De vez en cuando, alguien se cuestiona los motivos del atraso español. Lo tiene delante. El mundo discutiendo sobre las redes 5G o los nuevos modelos de energía o movilidad y aquí estamos con los toros, la caza o Hernán Cortés. Tenemos más atrasistas que progresistas.
— Jorge Dioni López (@jorgedioni) April 11, 2019
Una buena parte de los españoles viven obsesionados con esa Europa mitificada que no existe. Con esa Revolución francesa que trajo la libertad, la fraternidad y la igualdad, pero también tres veces más muertos en tres años que el Santo Oficio en tres siglos. O con una Unión Europea a medio construir y mal cimentada, donde crecen los euroescépticos a pasos agigantados en todos los países salvo aquí.
De ahí que cuando alguno de nuestros europeístas radicales piensan en ocasiones perdidas en la historia de España afirman sin pudor que en el Tratado de Trento escogimos al Dios equivocado y no al de la Europa moderna (la de la caza de Brujas y el racismo científico, por citar unos cuantos hitos) o visualizan la invasión napoleónica como una gran oportunidad de impregnarnos de los valores revolucionarios, sin reparar en que la verdadera causa del atraso e inestabilidad españolas en el siglo XIX estuvo justamente en las heridas provocadas por los galos en la Guerra de Independencia.

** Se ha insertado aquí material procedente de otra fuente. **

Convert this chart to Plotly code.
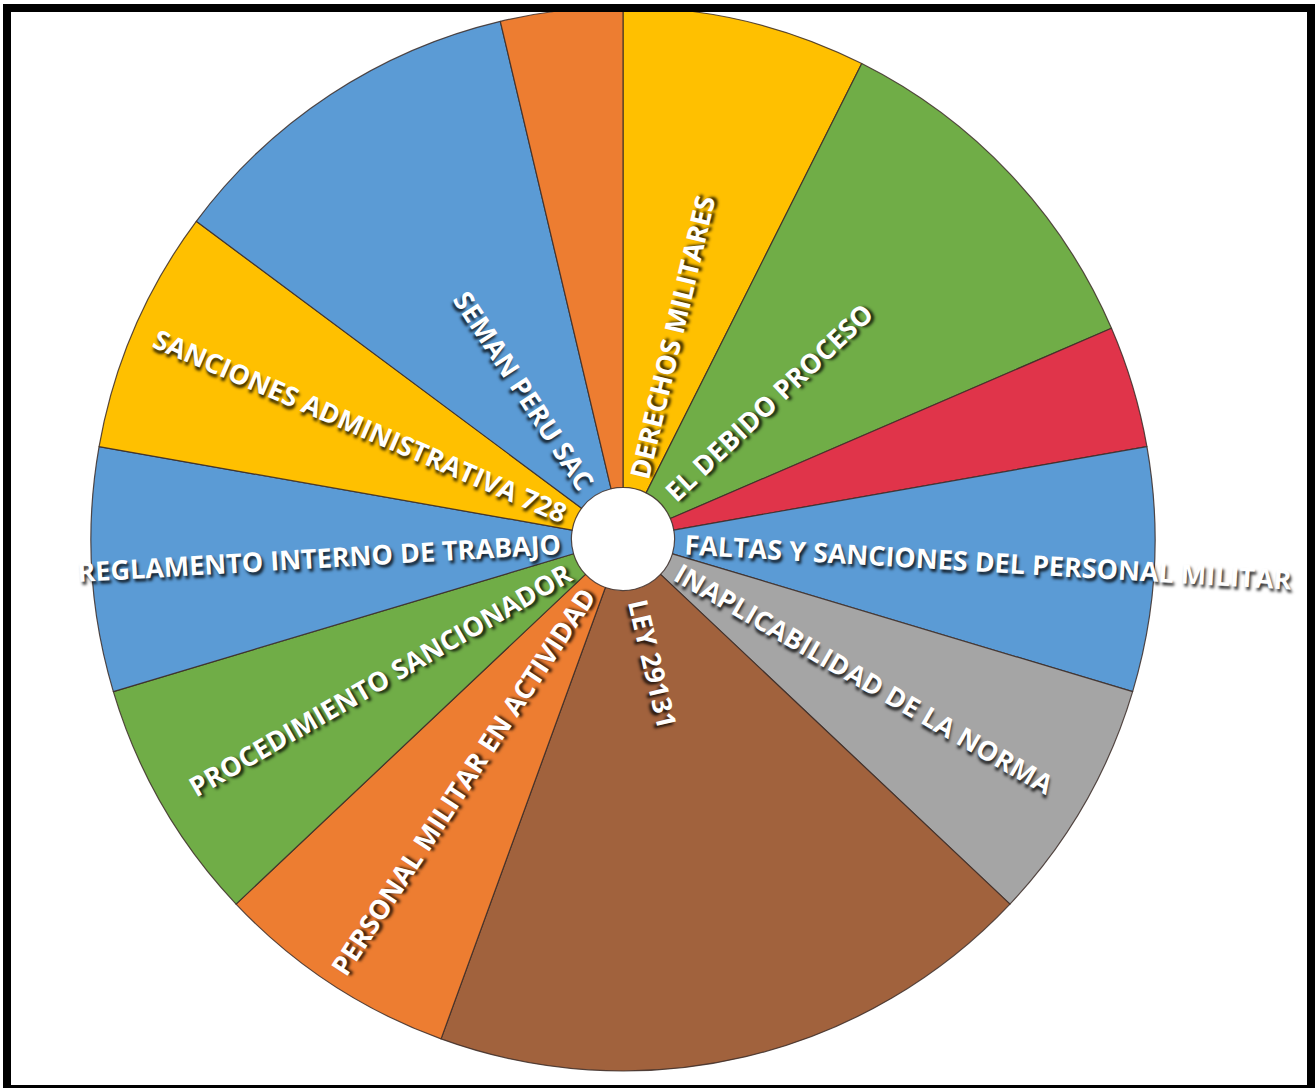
import math
import plotly.graph_objects as go

# ---- data (clockwise from 12 o'clock) ----
categories = [
    "DERECHOS MILITARES",
    "EL DEBIDO PROCESO",
    "Sin etiqueta A",
    "FALTAS Y SANCIONES DEL PERSONAL MILITAR",
    "INAPLICABILIDAD DE LA NORMA",
    "LEY 29131",
    "PERSONAL MILITAR EN ACTIVIDAD",
    "PROCEDIMIENTO SANCIONADOR",
    "REGLAMENTO INTERNO DE TRABAJO",
    "SANCIONES ADMINISTRATIVA 728",
    "SEMAN PERU SAC",
    "Sin etiqueta B",
]
values = [2, 3, 1, 2, 2, 5, 2, 2, 2, 2, 3, 1]
shown_labels = [
    "DERECHOS MILITARES",
    "EL DEBIDO PROCESO",
    "",
    "FALTAS Y SANCIONES DEL PERSONAL MILITAR",
    "INAPLICABILIDAD DE LA NORMA",
    "LEY 29131",
    "PERSONAL MILITAR EN ACTIVIDAD",
    "PROCEDIMIENTO SANCIONADOR",
    "REGLAMENTO INTERNO DE TRABAJO",
    "SANCIONES ADMINISTRATIVA 728",
    "SEMAN PERU SAC",
    "",
]
colors = ["#FFC000", "#70AD47", "#E0344A", "#5B9BD5", "#A5A5A5", "#A1623D",
          "#ED7D31", "#70AD47", "#5B9BD5", "#FFC000", "#5B9BD5", "#ED7D31"]

# ---- layout geometry ----
W, H = 1315, 1088
CX, CY, R = 623, 539, 532
HOLE = 0.097
R0 = 60          # label start radius (px)
FONT_SIZE = 27
BOX_H = FONT_SIZE * 1.3 + 4

fig = go.Figure(go.Pie(
    labels=categories,
    values=values,
    sort=False,
    direction="clockwise",
    rotation=0,
    hole=HOLE,
    marker=dict(colors=colors, line=dict(color="rgba(60,45,40,0.85)", width=1.2)),
    textinfo="none",
    textposition="none",
    hoverinfo="label+value+percent",
    domain=dict(x=[(CX - R) / W, (CX + R) / W], y=[1 - (CY + R) / H, 1 - (CY - R) / H]),
    showlegend=False,
))

total = sum(values)
cum = 0
annotations = []
for v, txt in zip(values, shown_labels):
    mid = (cum + v / 2) / total * 360.0
    cum += v
    if not txt:
        continue
    th = math.radians(mid)
    ux, uy = math.sin(th), -math.cos(th)   # screen coords (y down)
    sx, sy = CX + R0 * ux, CY + R0 * uy
    if ux >= 0:
        xanchor = "left"
        xp = sx - (BOX_H / 2) * abs(uy)
    else:
        xanchor = "right"
        xp = sx + (BOX_H / 2) * abs(uy)
    if uy < 0:
        yanchor = "bottom"
        yp = sy + (BOX_H / 2) * abs(ux)
    else:
        yanchor = "top"
        yp = sy - (BOX_H / 2) * abs(ux)
    angle = mid - 90 if mid < 180 else mid - 270
    annotations.append(dict(
        x=xp / W, y=1 - yp / H, xref="paper", yref="paper",
        text=txt, showarrow=False, textangle=angle,
        xanchor=xanchor, yanchor=yanchor,
        font=dict(family="Open Sans", size=FONT_SIZE, color="white", weight=700,
                  shadow="2px 3px 3px rgba(0,0,0,0.8)"),
    ))

fig.update_layout(
    width=W, height=H,
    margin=dict(l=0, r=0, t=0, b=0),
    paper_bgcolor="white",
    plot_bgcolor="white",
    annotations=annotations,
    shapes=[dict(type="rect", xref="paper", yref="paper",
                 x0=7 / W, x1=1311 / W, y0=1 - 1089 / H, y1=1 - 8 / H,
                 line=dict(color="black", width=8), fillcolor="rgba(0,0,0,0)")],
)

fig.write_html("out.html",
               config={"displayModeBar": False},
               post_script="document.body.style.margin='0';document.body.style.overflow='hidden';")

Durante el conflicto, los franceses no repartieron libros de Voltaire o Rousseau precisamente, sino que se dedicaron, junto a nuestros aliados los británicos, a destrozar infraestructuras y toda huella de tejido industrial en el país, además de al expolio. Se empezaron a perder entonces las colonias y se abrió una Caja de Pandora terrible con el primero de muchos pronunciamientos militares, de la mano de un oficial que se puede denominar como progresista.
Decía hace pocos meses uno de esos afrancesados 2.0 que sentía lástima de que en el resto de Europa se hablara de la implantación de la tecnología móvil del 5G, mientras aquí seguimos enredados con debates estériles sobre «los toros, la caza o Hernán Cortés». Hay que recordarle a él y a su estirpe que en Europa no se habla solo de 5G o de energías limpias, sino también del avance de la ultraderecha más salvaje, de retirar los crucifijos en las aulas, como en Múnich, o de cómo destruir de forma ordenada su economía, en el caso de la Inglaterra atrapada en el brexit.
La estupidez no es algo exclusivo de una delimitación geográfica, por mucho que los españoles nos sintamos víctimas de una maldición milenaria o de un retraso crónico del que ni los franceses fueron capaces de sacarnos a bayonetazos.